Back to the O'Brien family - life thrives with the birth of new babies. Babies turn into rebellious teenagers, faced with conflict of accepting the way of grace or nature, as they're embodied by each of their parents. Mother O'Brien is gentle and nurturing, while Father O'Brien (played by Brad Pitt) is strict and authoritative, easily losing his temper over the little things while he struggles personally to reconcile his own life's failures, while maintaining a strong love for his sons to prepare them for a corrupt and cruel world. Oldest boy Jack becomes increasingly angry at his father's bullying nature, slowly tallying up the various misdeeds and hypocrisies of his father (I think I can personally relate to that; only with me, it was my mother).
The family faces their first real test of life's struggles when the plant Mr. O'Brien works at closes and he's given the choice of either losing his job or relocating to work in a more inferior position within the company. The family packs it up, as he laments the course his life has taken over the years, questioning whether or not he's been a good man, even asking his oldest boy Jack for forgiveness for his harsh treatment of him. As a grown man of the present day, Jack experiences visions of rocky terrains, a wooden door frame erected on those rocks to witness a view of the far distant future in which the sun expands into a red giant, engulfing the earth and then shrinking into a white dwarf. In this vision, he's also reunited with his younger self, as well as the rest of his family. His father is happy to be with him. He encounters his dead brother, and the proper goodbye is said, as Mrs. O'Brien looks to the sky and whispers, "I give him to you. I give you my son."
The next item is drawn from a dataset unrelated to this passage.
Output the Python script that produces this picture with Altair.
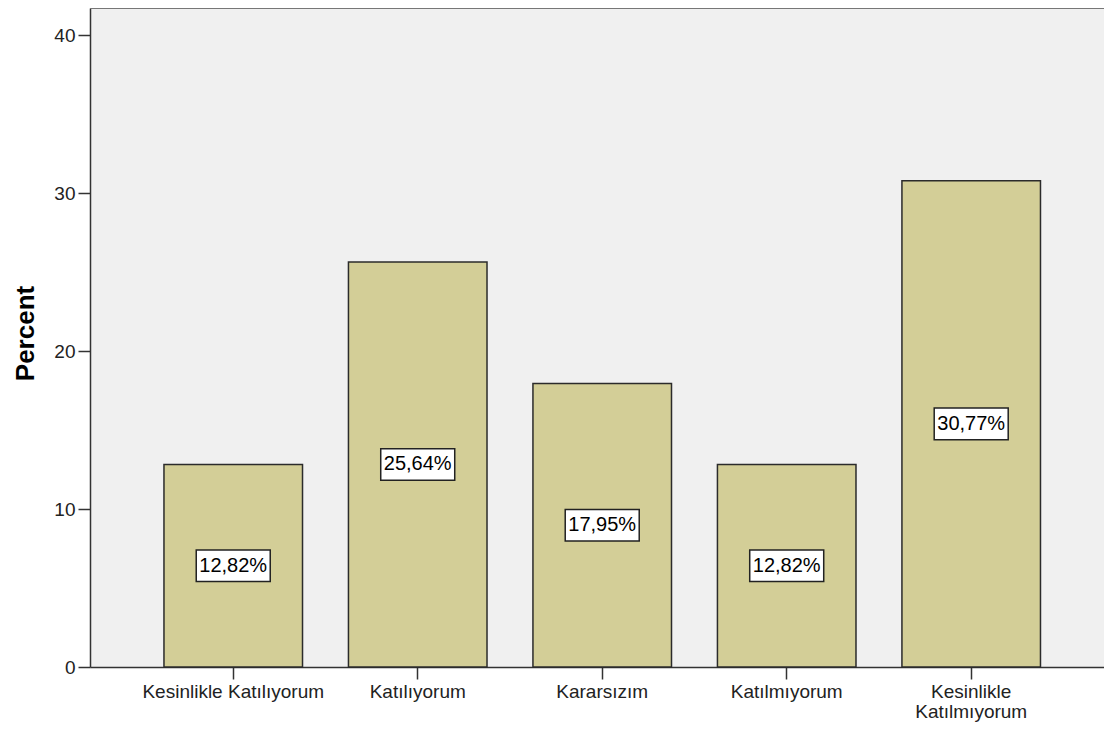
import altair as alt
import pandas as pd

categories = ["Kesinlikle Katılıyorum", "Katılıyorum", "Kararsızım", "Katılmıyorum", "Kesinlikle Katılmıyorum"]
percents = [12.82, 25.64, 17.95, 12.82, 30.77]
labels = [f"{v:.2f}".replace(".", ",") + "%" for v in percents]
y_ticks = [0, 10, 20, 30, 40]

df = pd.DataFrame({"cat": categories, "pct": percents, "label": labels})

FONT = "Liberation Sans"
AXC = "#333333"
W, H = 1014, 659

x_enc = alt.X(
    "cat:N",
    sort=categories,
    scale=alt.Scale(paddingInner=0.249, paddingOuter=0.3726, align=0.538),
    axis=alt.Axis(
        title=None, labelAngle=0, labelFontSize=19, labelFont=FONT, labelColor="#222222",
        labelPadding=3, tickSize=12, tickColor=AXC, tickWidth=1.5, domainColor=AXC,
        domainWidth=1.5, labelLimit=400, labelOverlap=False, labelLineHeight=20,
        labelExpr="datum.value == 'Kesinlikle Katılmıyorum' ? ['Kesinlikle', 'Katılmıyorum'] : datum.label",
    ),
)

y_scale = alt.Scale(domain=[0, 41.71], nice=False, zero=True)
y_axis = alt.Axis(
    title="Percent", values=y_ticks, grid=False,
    titleFont=FONT, titleFontSize=26, titleFontWeight="bold", titleColor="#000000",
    titleAngle=270, titleX=-57, titleY=325, titleAlign="center", titleBaseline="alphabetic",
    labelFont=FONT, labelFontSize=19, labelColor="#222222", labelPadding=3,
    tickSize=12, tickColor=AXC, tickWidth=1.5, domainColor=AXC, domainWidth=1.5,
)

base = alt.Chart(df)

bars = base.mark_bar(fill="#D3CE97", stroke="#2b2b2b", strokeWidth=1.5).encode(
    x=x_enc,
    y=alt.Y("pct:Q", scale=y_scale, axis=y_axis),
)

boxes = base.transform_calculate(
    lo="datum.pct / 2 - 1.0", hi="datum.pct / 2 + 1.0"
).mark_bar(width=74, fill="white", stroke="#222222", strokeWidth=1.5).encode(
    x=alt.X("cat:N", sort=categories),
    y=alt.Y("lo:Q"),
    y2="hi:Q",
)

texts = base.transform_calculate(mid="datum.pct / 2").mark_text(
    font=FONT, fontSize=20, color="#000000", baseline="middle", align="center"
).encode(
    x=alt.X("cat:N", sort=categories),
    y=alt.Y("mid:Q"),
    text="label:N",
)

top_border = alt.Chart(pd.DataFrame({"a": [0]})).mark_rule(color="#777777", strokeWidth=2).encode(
    x=alt.value(0), x2=alt.value(W), y=alt.value(0)
)

chart = alt.layer(bars, boxes, texts, top_border).properties(
    width=W,
    height=H,
    padding={"left": 82, "top": 0, "right": 0, "bottom": 56},
    autosize=alt.AutoSizeParams(type="none"),
).configure_view(fill="#F0F0F0", stroke=None)

chart.save("out.html", embed_options={"renderer": "svg", "actions": False})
Nothing gives me greater joy than a film that's forced to challenge my mind (as opposed to mindless garbage). These films must be watched more than once, even if I think I may hate it the first time. THE TREE OF LIFE is one of the most ambitious motion pictures of the 20th century that's (unfortunately) been filled with way too much comic book hero crap. Terrence Malick's unique style of filmmaking is not for the impatient at heart. It's a truly emotional journey of human love and loss, as well as a visual journey, and these visual effects are deservedly attributed to the artistry of Douglas Trumbull, who like his legendary work on Kubrick's 2001: A SPACE ODYSSEY, stuck to the old school way of doing things instead of the modern CGI effects, which Malick didn't care for (even the late Roger Ebert himself compared the boldness of such visions to 2001). The film also explores humankind's place in the Earth's grand scheme of existence (whatever that might be) through the odyssey of a young boy's time and memories. This odyssey quite literally reaches for the stars through overwhelming visual beauty, and even suggests religious spiritual themes of good and evil, and the spoken conflicts between grace and nature (again, whatever they might be).
If you believe in God (I don't), then film surely suggests that God's up to something beautiful, thus possibly directing our outlook toward life. That outlook is of course, completely up to you and your belief in the power and beauty of film to reach us and teach us. For some, THE TREE OF LIFE may just be that perfect teacher.
Favorite line or dialogue:
Young Jack O'Brien: "Where were you? You let a little boy die."